В молодости Каурисмяки был злым анархистом и не препятствовал своим героям мстить циничному социуму, отбирающему критически необходимое любому человеку для жизни. Ограбленный безработный шахтер в фильме «Ариэль» без тени сомнения шел грабить банк. Несправедливо уволенная кассирша в картине «Тени в раю», не задумываясь, прибирала к рукам железную коробку с деньгами. А оскорбленная «Девушка со спичечной фабрики» из одноименного фильма бестрепетно сплавляла на тот свет не только бросившего ее любовника, но и вообще всех, кто под руку попадется. Однако с годами, повзрослев, помудрев, Каурисмяки стал уповать больше не на месть, а на пролетарскую солидарность. Его лучший фильм зрелого периода «Человек без прошлого» (2002) — восхитительная утопия, история простого работяги, который, уехав из дома на заработки, получил по башке, забыл все, что с ним было раньше, и умудрился начать новую, правильную, счастливую жизнь, прямо на городской свалке обретя все, что для этого нужно, — любимую женщину, призвание, друзей, персональный вагончик и даже старомодный музыкальный автомат…
Понятно, что идеальные герои Каурисмяки пребывают в непримиримом, антагонистическом противоречии с основным трендом современной цивилизации. Но до поры до времени режиссеру все-таки удавалось сочинять истории о победе подлинной человечности над социальной шизофренией, оставаясь в рамках какого-никакого, но реализма. Для настоящего счастья настоящих людей еще находилось место, пусть и на задворках, в каких-то неприметных складках действительности. Чета безработных умудрялась с помощью друзей открыть небольшое кафе в фильме «Вдаль проплывают облака» (1996). Одинокий охранник супермаркета, подставленный циничной красоткой, отсидев в тюрьме, все-таки замечал скромную продавщицу сосисок на пустыре («Огни городских окраин», 2006). Однако проклятый постмодернистский социум — цивилизация перемещенных лиц, одноразовых изделий и потребительского безумия все эти годы неумолимо расползалась, уничтожая все ниши, где еще хоть как-то могла сохраниться благородная бедность. Почва для «идеальной человечности» постепенно сжималась, сжималась, и вот, наконец, ее не стало совсем. Так что Каурисмяки пришлось переместить любимых героев в полностью придуманный мир.

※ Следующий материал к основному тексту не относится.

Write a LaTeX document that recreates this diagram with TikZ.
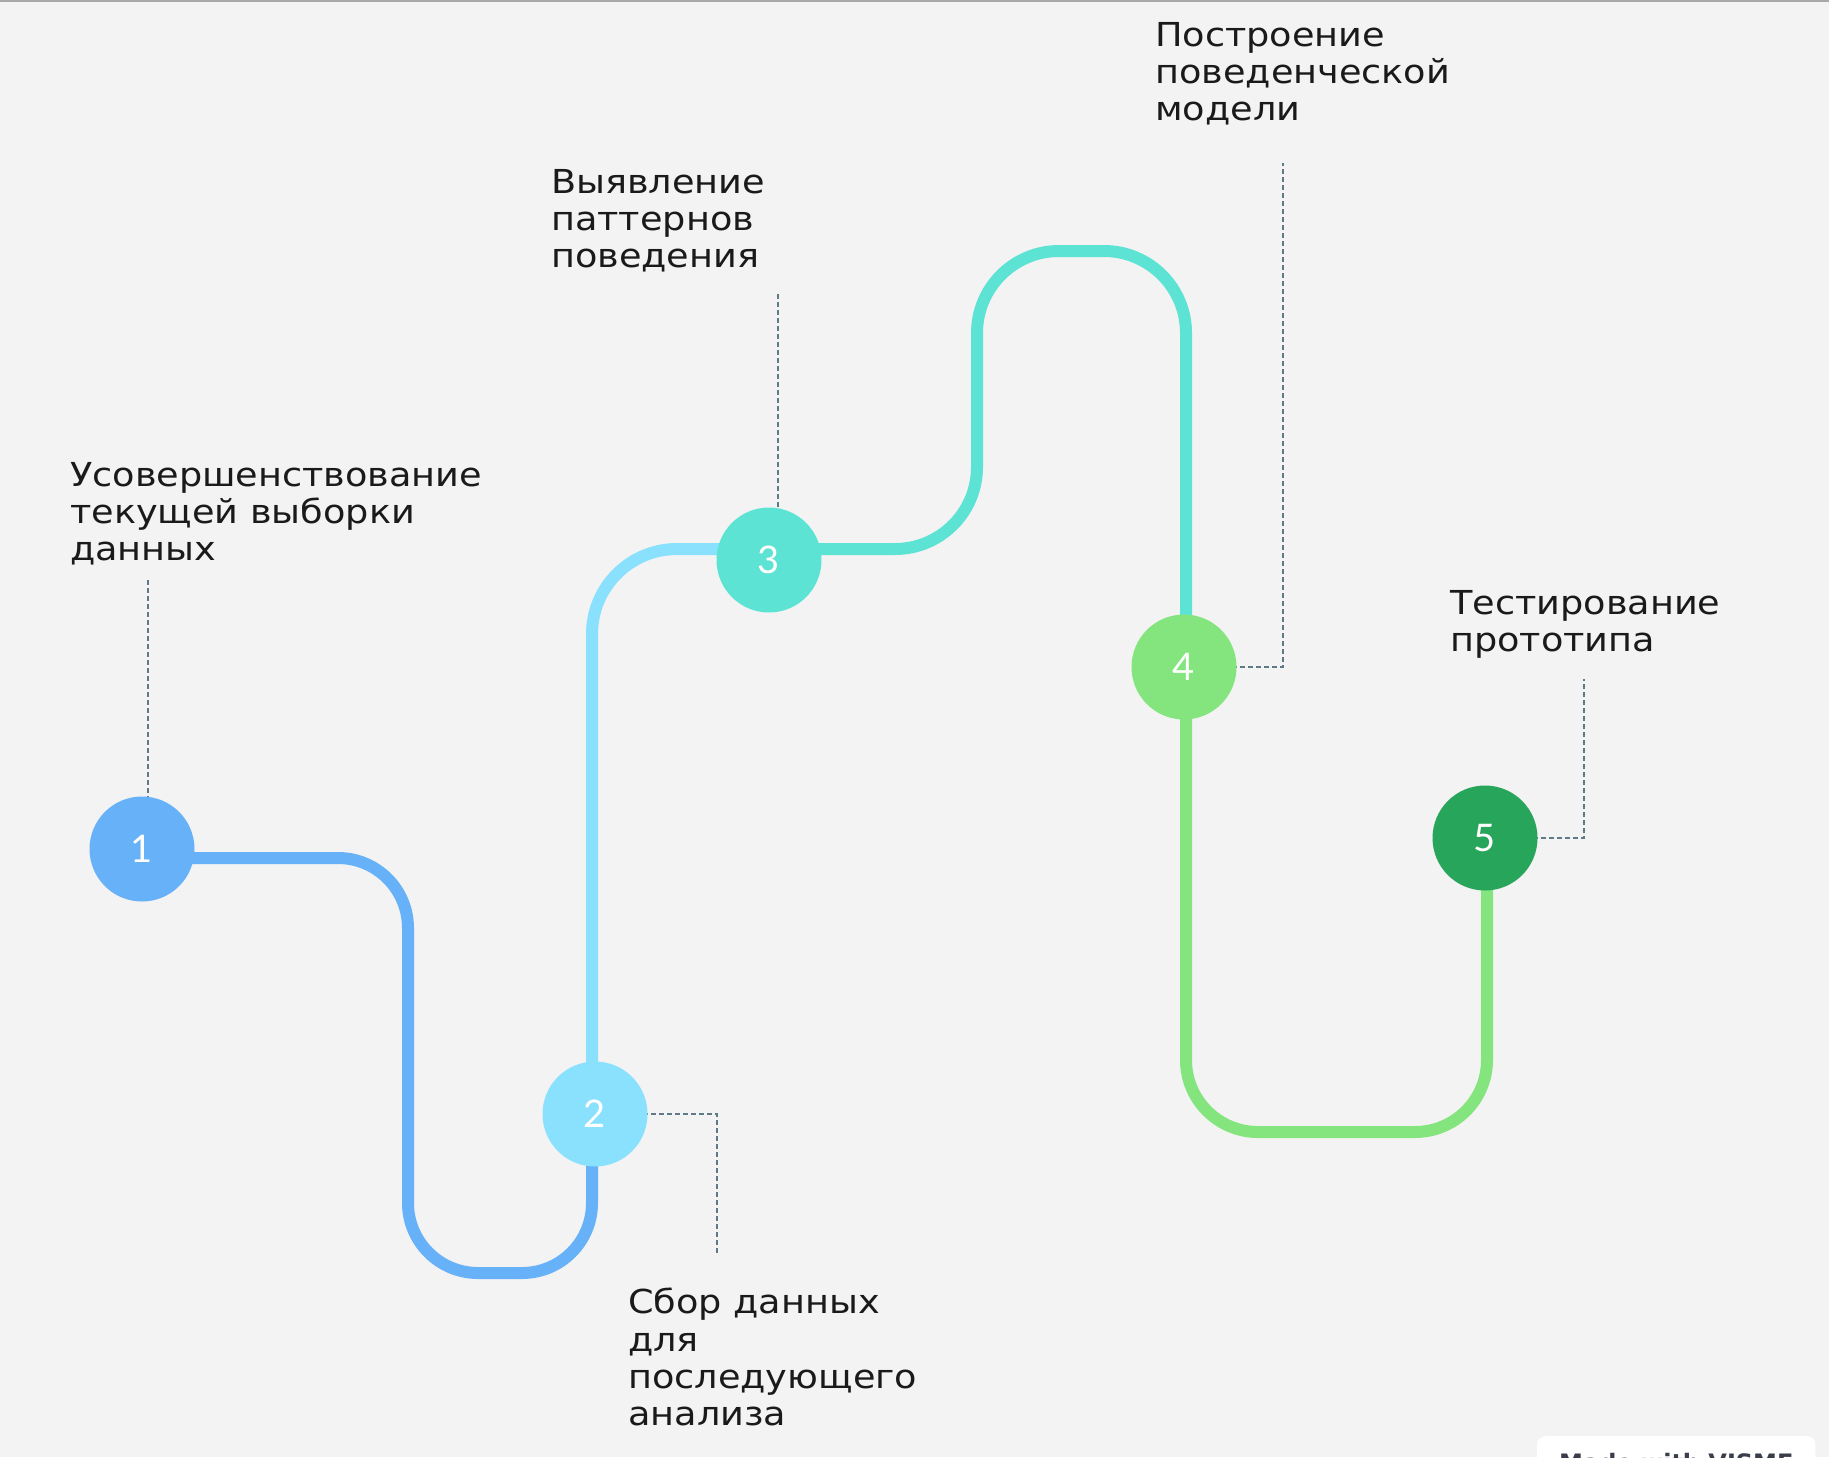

Это и произошло в фильме «Гавр».
Сам автор, я думаю, не был вполне готов к такому повороту событий. Не исключаю, что он хотел снять «Гавр» как нормальную социальную драму о солидарности маргиналов, на сей раз — с различным цветом кожи. Он даже использовал в фильме документальные кадры сноса лагеря незаконных иммигрантов в Кале. Но по ходу съемок нынешняя реальность оказывалась все время до такой степени несовместимой с внутренними задачами автора, что Каурисмяки неумолимо сносило в ностальгический, синефильский пастиш — пространство, целиком сотканное из кинематографических грез.